_Written exercise_.
Start at the line containing "Output the LaTeX", stop at the line containing "(sys2) at (841,530.5)", and set down every line in that stretch exactly as written, and nothing else.

-------------------------

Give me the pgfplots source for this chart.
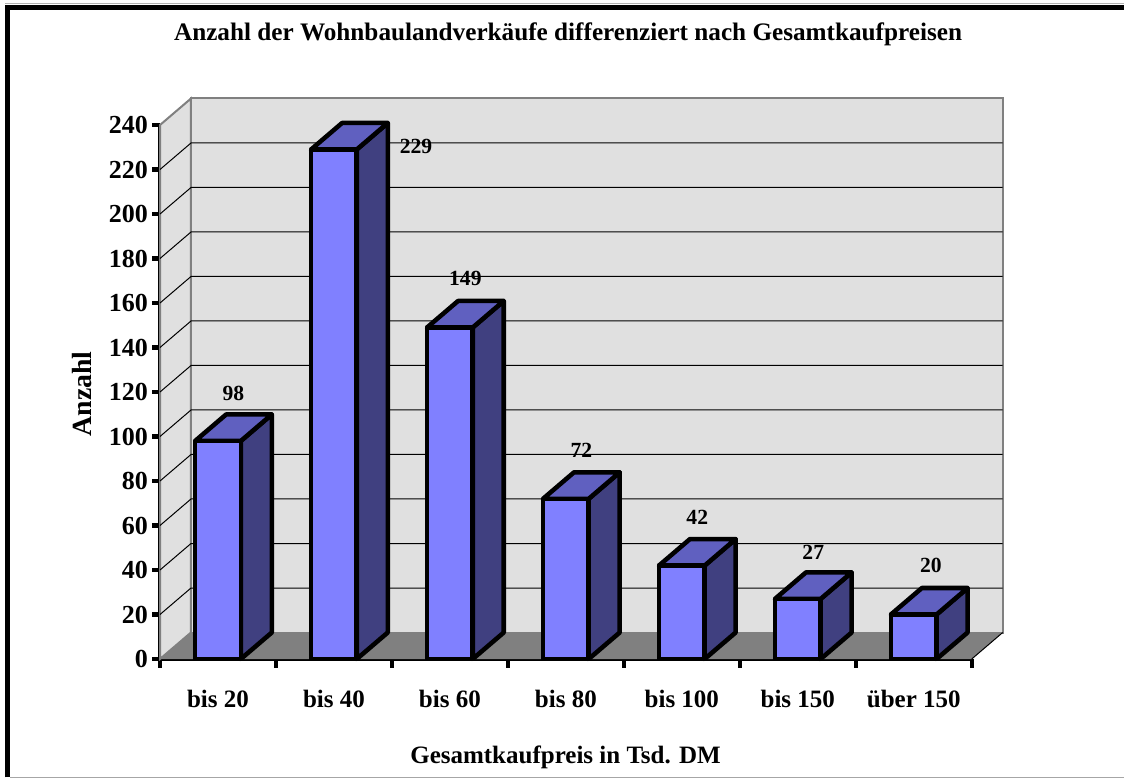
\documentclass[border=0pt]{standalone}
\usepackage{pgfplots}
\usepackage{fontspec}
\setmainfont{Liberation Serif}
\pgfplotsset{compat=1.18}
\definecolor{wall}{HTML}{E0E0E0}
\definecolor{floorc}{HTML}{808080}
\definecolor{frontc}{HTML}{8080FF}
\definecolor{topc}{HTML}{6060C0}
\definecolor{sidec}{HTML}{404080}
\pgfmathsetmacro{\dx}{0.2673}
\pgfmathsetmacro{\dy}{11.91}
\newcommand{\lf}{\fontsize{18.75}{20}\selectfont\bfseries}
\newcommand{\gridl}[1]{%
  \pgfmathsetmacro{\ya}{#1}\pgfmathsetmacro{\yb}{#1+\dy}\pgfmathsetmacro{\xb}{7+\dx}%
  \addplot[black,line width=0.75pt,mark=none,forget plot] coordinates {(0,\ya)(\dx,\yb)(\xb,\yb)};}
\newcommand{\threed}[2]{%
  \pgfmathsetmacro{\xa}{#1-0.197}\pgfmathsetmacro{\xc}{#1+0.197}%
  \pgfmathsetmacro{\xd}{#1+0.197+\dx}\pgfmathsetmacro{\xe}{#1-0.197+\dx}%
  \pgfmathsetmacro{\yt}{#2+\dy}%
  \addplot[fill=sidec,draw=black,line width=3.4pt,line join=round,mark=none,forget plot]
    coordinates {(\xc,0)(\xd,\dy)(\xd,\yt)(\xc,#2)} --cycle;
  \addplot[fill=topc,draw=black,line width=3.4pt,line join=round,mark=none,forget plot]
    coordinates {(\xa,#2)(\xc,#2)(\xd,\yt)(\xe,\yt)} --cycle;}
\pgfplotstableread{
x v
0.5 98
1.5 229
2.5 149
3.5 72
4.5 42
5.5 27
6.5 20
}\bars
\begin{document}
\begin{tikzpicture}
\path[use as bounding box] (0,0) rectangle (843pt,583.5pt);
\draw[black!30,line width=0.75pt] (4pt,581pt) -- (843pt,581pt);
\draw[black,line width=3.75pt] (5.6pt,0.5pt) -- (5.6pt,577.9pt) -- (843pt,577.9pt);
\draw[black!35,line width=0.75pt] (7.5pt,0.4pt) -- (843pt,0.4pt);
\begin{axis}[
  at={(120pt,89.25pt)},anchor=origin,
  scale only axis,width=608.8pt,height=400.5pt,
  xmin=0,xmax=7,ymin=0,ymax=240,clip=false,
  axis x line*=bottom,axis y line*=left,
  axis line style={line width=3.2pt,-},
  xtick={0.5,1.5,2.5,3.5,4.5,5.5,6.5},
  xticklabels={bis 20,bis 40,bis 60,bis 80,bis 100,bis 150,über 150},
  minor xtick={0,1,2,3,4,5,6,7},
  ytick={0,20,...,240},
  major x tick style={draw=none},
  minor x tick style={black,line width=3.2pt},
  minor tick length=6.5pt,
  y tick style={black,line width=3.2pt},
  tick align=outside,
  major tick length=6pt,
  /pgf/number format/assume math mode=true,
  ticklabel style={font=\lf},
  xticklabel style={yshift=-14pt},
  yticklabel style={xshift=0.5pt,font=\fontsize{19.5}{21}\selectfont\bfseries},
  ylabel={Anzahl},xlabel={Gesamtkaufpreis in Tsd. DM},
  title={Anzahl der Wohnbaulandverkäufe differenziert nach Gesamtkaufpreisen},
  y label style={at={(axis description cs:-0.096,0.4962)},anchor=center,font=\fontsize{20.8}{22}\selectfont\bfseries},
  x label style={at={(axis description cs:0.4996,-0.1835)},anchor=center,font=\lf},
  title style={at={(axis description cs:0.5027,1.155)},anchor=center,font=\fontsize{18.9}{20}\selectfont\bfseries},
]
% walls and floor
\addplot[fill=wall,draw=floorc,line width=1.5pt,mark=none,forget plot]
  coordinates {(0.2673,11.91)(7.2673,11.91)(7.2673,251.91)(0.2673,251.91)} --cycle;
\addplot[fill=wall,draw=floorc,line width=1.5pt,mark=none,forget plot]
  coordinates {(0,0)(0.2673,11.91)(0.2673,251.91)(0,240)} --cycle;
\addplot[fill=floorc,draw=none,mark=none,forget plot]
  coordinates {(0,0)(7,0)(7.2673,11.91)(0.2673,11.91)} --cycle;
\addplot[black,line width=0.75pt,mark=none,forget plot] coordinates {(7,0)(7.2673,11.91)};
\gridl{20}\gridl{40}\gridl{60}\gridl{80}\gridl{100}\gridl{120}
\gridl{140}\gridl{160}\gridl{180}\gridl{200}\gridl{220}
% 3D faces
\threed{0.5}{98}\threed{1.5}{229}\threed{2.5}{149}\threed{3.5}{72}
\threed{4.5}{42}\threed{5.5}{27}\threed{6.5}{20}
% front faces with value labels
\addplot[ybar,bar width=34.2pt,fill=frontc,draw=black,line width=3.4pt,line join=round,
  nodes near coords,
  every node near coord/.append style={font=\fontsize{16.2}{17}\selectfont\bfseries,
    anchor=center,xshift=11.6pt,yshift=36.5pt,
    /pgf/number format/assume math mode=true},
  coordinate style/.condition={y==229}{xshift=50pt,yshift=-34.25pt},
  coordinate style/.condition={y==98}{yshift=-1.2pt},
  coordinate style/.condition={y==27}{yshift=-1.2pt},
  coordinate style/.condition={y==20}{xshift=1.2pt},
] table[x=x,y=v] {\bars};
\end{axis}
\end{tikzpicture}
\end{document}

-------------------------

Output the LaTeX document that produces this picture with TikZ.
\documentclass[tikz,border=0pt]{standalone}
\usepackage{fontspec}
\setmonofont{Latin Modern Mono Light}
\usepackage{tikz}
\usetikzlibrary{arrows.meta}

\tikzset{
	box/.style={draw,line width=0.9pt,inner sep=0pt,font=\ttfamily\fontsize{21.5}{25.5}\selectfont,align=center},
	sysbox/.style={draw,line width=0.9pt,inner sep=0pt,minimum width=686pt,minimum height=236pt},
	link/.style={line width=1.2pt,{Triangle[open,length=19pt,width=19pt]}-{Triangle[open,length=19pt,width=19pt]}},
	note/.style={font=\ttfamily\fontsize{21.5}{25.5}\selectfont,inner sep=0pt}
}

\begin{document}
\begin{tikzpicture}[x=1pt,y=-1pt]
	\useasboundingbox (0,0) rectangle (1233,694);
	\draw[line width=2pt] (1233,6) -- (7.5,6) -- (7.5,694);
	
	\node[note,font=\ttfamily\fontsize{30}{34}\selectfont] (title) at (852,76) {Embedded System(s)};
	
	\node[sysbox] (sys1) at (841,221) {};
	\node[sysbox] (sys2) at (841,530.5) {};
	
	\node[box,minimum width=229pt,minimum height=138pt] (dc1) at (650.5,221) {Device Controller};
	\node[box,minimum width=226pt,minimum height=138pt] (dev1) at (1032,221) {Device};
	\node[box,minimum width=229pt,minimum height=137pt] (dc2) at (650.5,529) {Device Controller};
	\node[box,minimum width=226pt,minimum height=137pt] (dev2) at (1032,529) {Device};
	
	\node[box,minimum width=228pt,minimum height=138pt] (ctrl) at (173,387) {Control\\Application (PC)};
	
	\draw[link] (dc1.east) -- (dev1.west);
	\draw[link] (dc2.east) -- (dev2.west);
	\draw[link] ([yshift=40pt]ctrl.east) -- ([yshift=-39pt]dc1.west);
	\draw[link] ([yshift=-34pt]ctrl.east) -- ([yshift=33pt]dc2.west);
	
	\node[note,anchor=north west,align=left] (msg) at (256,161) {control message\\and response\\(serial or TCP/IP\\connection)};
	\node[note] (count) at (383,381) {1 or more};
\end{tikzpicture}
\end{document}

-------------------------

_Task result_.
Output the LaTeX document that produces this picture with TikZ.
\documentclass[tikz,border=0pt]{standalone}
\usepackage{fontspec}
\setmonofont{Latin Modern Mono Light}
\usepackage{tikz}
\usetikzlibrary{arrows.meta}

\tikzset{
	box/.style={draw,line width=0.9pt,inner sep=0pt,font=\ttfamily\fontsize{21.5}{25.5}\selectfont,align=center},
	sysbox/.style={draw,line width=0.9pt,inner sep=0pt,minimum width=686pt,minimum height=236pt},
	link/.style={line width=1.2pt,{Triangle[open,length=19pt,width=19pt]}-{Triangle[open,length=19pt,width=19pt]}},
	note/.style={font=\ttfamily\fontsize{21.5}{25.5}\selectfont,inner sep=0pt}
}

\begin{document}
\begin{tikzpicture}[x=1pt,y=-1pt]
	\useasboundingbox (0,0) rectangle (1233,694);
	\draw[line width=2pt] (1233,6) -- (7.5,6) -- (7.5,694);
	
	\node[note,font=\ttfamily\fontsize{30}{34}\selectfont] (title) at (852,76) {Embedded System(s)};
	
	\node[sysbox] (sys1) at (841,221) {};
	\node[sysbox] (sys2) at (841,530.5) {};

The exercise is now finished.